Even if a startup manages to keep its talent, it struggles to find a viable market. The intersection of people who are building on model APIs and people who are unable to evaluate models is almost empty.

The Technical Divide

There are essentially two types of potential customers:

The Technical Developer: If a developer understands the nuance of a $10\%$ improvement on AIME 2024 (computed via $\text{best-of-N}$ without tool use), they are already capable of running the eval themselves.
The Non-Technical Executive: If a client doesn't know the difference between GPT-4o and GPT-4.1, they aren't looking for an ELO rating or a technical breakdown; they want a finished product.

~~Eval startups try to sell technical features to people who want turnkey solutions.~~

The "Gartner" Problem

Market research firms like Gartner produce charts for corporate executives. These charts often feature:

X-axes that are purely fantastical.
Y-axes that are entirely fictional.

These "Magic Quadrants" are designed for people with the technical depth of a toddler.

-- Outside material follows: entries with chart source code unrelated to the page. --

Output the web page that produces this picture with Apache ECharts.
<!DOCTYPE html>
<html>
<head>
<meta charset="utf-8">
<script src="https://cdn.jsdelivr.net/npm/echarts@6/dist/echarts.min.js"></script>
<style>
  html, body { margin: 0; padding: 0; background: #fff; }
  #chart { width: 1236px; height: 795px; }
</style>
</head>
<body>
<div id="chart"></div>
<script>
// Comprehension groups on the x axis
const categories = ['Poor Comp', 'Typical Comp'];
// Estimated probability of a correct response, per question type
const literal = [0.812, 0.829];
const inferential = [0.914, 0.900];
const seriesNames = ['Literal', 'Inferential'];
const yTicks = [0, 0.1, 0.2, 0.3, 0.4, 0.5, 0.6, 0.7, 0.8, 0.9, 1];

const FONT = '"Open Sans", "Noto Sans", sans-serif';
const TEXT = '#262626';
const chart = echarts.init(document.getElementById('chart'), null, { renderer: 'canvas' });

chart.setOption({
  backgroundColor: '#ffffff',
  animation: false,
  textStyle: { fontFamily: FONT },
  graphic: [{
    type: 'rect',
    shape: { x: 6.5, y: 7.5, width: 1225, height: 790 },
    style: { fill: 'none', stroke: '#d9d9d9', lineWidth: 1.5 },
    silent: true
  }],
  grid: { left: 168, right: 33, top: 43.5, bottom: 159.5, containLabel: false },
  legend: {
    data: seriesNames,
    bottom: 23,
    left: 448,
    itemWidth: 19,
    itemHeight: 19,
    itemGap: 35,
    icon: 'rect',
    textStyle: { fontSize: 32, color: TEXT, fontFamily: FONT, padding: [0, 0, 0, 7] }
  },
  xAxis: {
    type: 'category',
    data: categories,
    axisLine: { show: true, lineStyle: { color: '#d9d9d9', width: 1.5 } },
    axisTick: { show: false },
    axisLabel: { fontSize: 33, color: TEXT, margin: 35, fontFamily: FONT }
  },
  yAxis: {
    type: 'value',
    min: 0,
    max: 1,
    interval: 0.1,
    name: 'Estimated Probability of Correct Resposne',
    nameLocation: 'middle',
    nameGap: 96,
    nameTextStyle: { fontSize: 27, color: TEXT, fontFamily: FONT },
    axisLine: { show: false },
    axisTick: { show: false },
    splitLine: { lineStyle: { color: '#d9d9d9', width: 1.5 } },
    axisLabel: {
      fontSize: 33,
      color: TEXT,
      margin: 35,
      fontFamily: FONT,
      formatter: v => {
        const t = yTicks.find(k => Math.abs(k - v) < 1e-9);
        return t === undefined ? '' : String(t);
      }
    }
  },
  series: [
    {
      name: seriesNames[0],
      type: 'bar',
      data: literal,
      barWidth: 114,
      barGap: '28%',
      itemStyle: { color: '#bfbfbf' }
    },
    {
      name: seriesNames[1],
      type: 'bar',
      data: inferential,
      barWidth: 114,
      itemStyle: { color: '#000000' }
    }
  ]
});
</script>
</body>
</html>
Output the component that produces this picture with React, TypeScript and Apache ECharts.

While Gartner can simplify things for executives signing cloud contracts, eval startups typically target developers—who are far too smart to pay for a service they can script in a weekend.

3. The "Big Lab" Gaming Machine

If a startup survives the talent and customer crises, it hits the final wall: The Big Labs. Labs are incentivized to climb public leaderboards at any cost, often using "unfair" advantages.

Goodhart's Law: When a measure becomes a target, it ceases to be a good measure.

Tactics of the Labs:

Data Contamination: Training directly on test data (e.g., Meta's approach with Llama 1 and rumored tactics for Llama 4).
Internal Manipulation: Encouraging employees to vote for their own models on public boards.
The "Bribe": Offering free compute in exchange for favorable results.
Poaching: Hiring away the very people who designed the evals.

The Llama 4 / Chatbot Arena Scandal

For years, researchers wondered why every new release magically sat atop the LMSys Chatbot Arena. A recent Cohere report suggests systematic gaming:

Meta allegedly tested 27 different variants of Llama 4 before picking the one that scored highest.
The Llama 4 Maverick model was marketed as beating GPT-4.5, but this was achieved using a version optimized specifically for the Arena; the actual released version performed poorly.

Example of a "Gamed" Eval Result

{
  "model": "Llama-4-Maverick-Arena-Special",
  "benchmark": "Chatbot Arena",
  "score": "S-Tier",
  "status": "Not for public release",
  "note": "Optimized specifically for human preference patterns in the eval set"
}

🛡️ The Exception: Safety Evals

There is one area where eval startups can actually thrive: Safety Benchmarks.

Why? Because the incentives are different:

Ideology over Money: Safety researchers are often ideologically opposed to "capabilities" work. They won't migrate to post-training for a bigger paycheck because they don't want to make the models more powerful.
Specialized Demand: Technical clients who could replicate safety evals still pay for them because the expertise is highly specialized and the stakes (catastrophic risk) are higher than mere performance gains.